### PROBLEM STATEMENT
Please find all lines in the data that hold the string "this" and copy them.

^^^^^^^^

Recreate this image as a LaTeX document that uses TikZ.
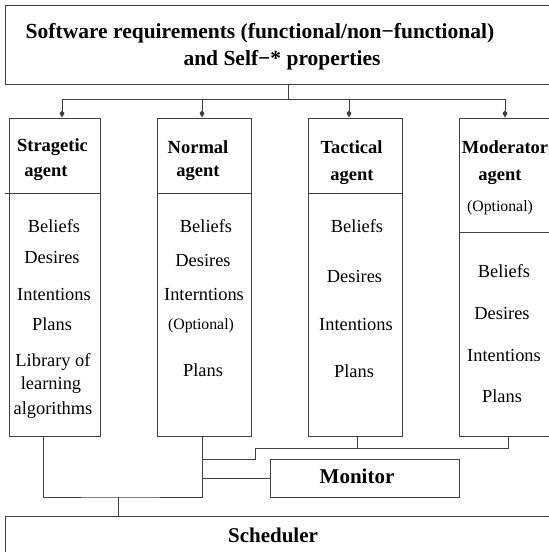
\documentclass[tikz,border=0pt]{standalone}
\usepackage{fontspec}
\setmainfont{Liberation Serif}
\usetikzlibrary{arrows.meta}
\begin{document}
\begin{tikzpicture}[x=1pt,y=-1pt,
  box/.style={draw=black!75, line width=0.9pt, inner sep=0pt},
  line/.style={draw=black!75, line width=0.9pt},
  arr/.style={line, -{Kite[length=7pt,width=5pt,inset=2.5pt]}},
  ttl/.style={font=\fontsize{21.5}{24}\selectfont\bfseries, inner sep=0pt},
  hd/.style={font=\fontsize{18.5}{21}\selectfont\bfseries, inner sep=0pt},
  bd/.style={font=\fontsize{18.4}{21}\selectfont, inner sep=0pt},
  opt/.style={font=\fontsize{15.8}{18}\selectfont, inner sep=0pt},
  big/.style={font=\fontsize{21}{24}\selectfont\bfseries, inner sep=0pt}]
\useasboundingbox (0,0) rectangle (549,552);

% top box
\node[box, minimum width=560pt, minimum height=79pt] (req) at (285,44.5) {};
\node[ttl] (req1) at (260,33) {Software requirements (functional/non−functional)};
\node[ttl] (req2) at (282,60) {and Self−* properties};

% agent boxes
\node[box, minimum width=91pt, minimum height=318pt] (b1) at (54.5,277) {};
\node[box, minimum width=94pt, minimum height=318pt] (b2) at (204,277) {};
\node[box, minimum width=94pt, minimum height=318pt] (b3) at (355,277) {};
\node[box, minimum width=110pt, minimum height=318pt] (b4) at (514,277) {};

\draw[line] ([xshift=-4pt]b1.west |- 0,193) -- (b1.east |- 0,193);
\draw[line] (b2.west |- 0,193) -- (b2.east |- 0,193);
\draw[line] (b3.west |- 0,193) -- (b3.east |- 0,193);
\draw[line] (b4.west |- 0,232) -- (b4.east |- 0,232);

% headings
\node[hd] (h1a) at (52.5,147) {Stragetic};
\node[hd] (h1b) at (46,173) {agent};
\node[hd] (h2a) at (198,147) {Normal};
\node[hd] (h2b) at (198,173) {agent};
\node[hd] (h3a) at (351.5,147) {Tactical};
\node[hd] (h3b) at (352,177) {agent};
\node[hd] (h4a) at (505,147) {Moderator};
\node[hd] (h4b) at (500,177) {agent};
\node[opt] (h4c) at (500,208) {(Optional)};

% box 1 body
\node[bd] (s1) at (54,226) {Beliefs};
\node[bd] (s2) at (52,257) {Desires};
\node[bd] (s3) at (54,294) {Intentions};
\node[bd] (s4) at (52,324) {Plans};
\node[bd] (s5) at (53,362) {Library of};
\node[bd] (s6) at (51,385) {learning};
\node[bd] (s7) at (53,410) {algorithms};

% box 2 body
\node[bd] (n1) at (206,226) {Beliefs};
\node[bd] (n2) at (203,260) {Desires};
\node[bd] (n3) at (204,294) {Interntions};
\node[opt] (n4) at (201,326) {(Optional)};
\node[bd] (n5) at (203,370) {Plans};

% box 3 body
\node[bd] (t1) at (357,226) {Beliefs};
\node[bd] (t2) at (354.5,276) {Desires};
\node[bd] (t3) at (356,324) {Intentions};
\node[bd] (t4) at (354,371) {Plans};

% box 4 body
\node[bd] (m1) at (504,271) {Beliefs};
\node[bd] (m2) at (502,313) {Desires};
\node[bd] (m3) at (504,355) {Intentions};
\node[bd] (m4) at (502,396) {Plans};

% monitor and scheduler
\node[box, minimum width=189pt, minimum height=38pt] (mon) at (364.5,478) {};
\node[big] (monl) at (357,476) {Monitor};
\node[box, minimum width=560pt, minimum height=60pt] (sch) at (285,546) {};
\node[big] (schl) at (273,535) {Scheduler};

% top connectors
\coordinate (bus) at (288,99);
\draw[line] (req.south -| bus) -- (bus);
\draw[arr] (bus) -| ([xshift=7.5pt]b1.north);
\draw[arr] (bus) -| ([xshift=-2pt]b2.north);
\draw[arr] (bus) -| ([xshift=-6pt]b3.north);
\draw[arr] (bus) -| ([xshift=-9pt]b4.north);

% bottom connectors
\coordinate (lowbus) at (118,497);
\coordinate (jog) at (255,448);
\draw[line] ([xshift=-11.5pt]b1.south) |- (lowbus) -| ([xshift=-2pt]b2.south);
\draw[line] (lowbus) -- (sch.north -| lowbus);
\draw[line] ([xshift=-2pt]b2.south |- 0,459) -| (jog) -| ([xshift=-6pt]b4.south);
\draw[line] ([xshift=2pt]b3.south) -- ([xshift=2pt]b3.south |- jog);
\draw[line] ([xshift=-2pt]b2.south |- mon.west) -- (mon.west);
\end{tikzpicture}
\end{document}
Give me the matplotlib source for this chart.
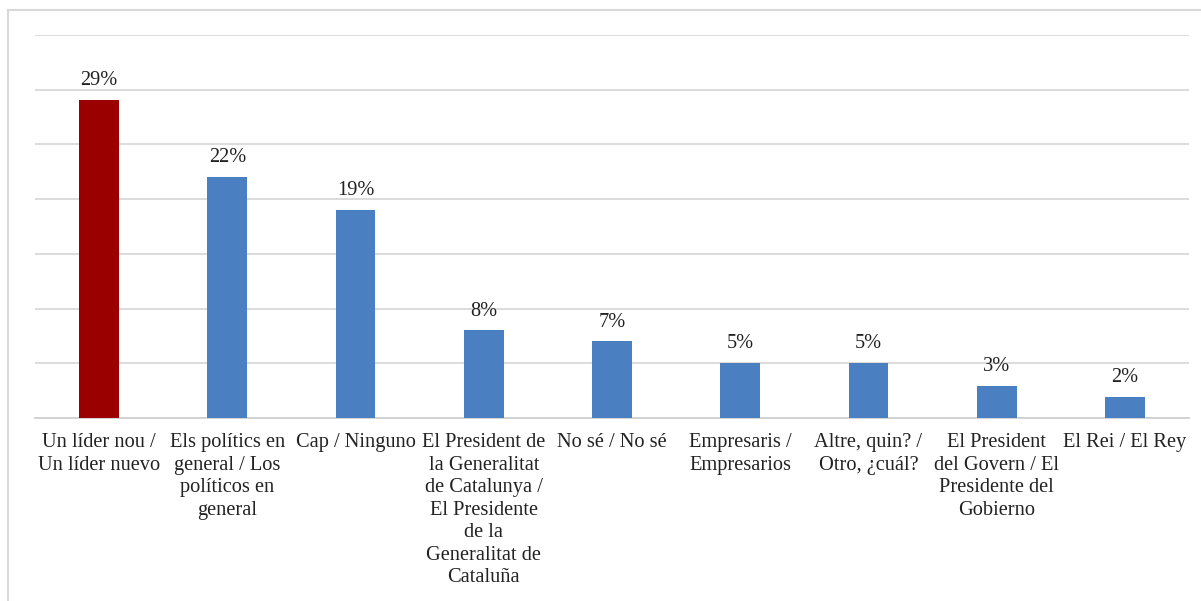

^^^^^^^^

### ANSWER TO THE PROBLEM
Recreate this image as a LaTeX document that uses TikZ.
Give me the matplotlib source for this chart.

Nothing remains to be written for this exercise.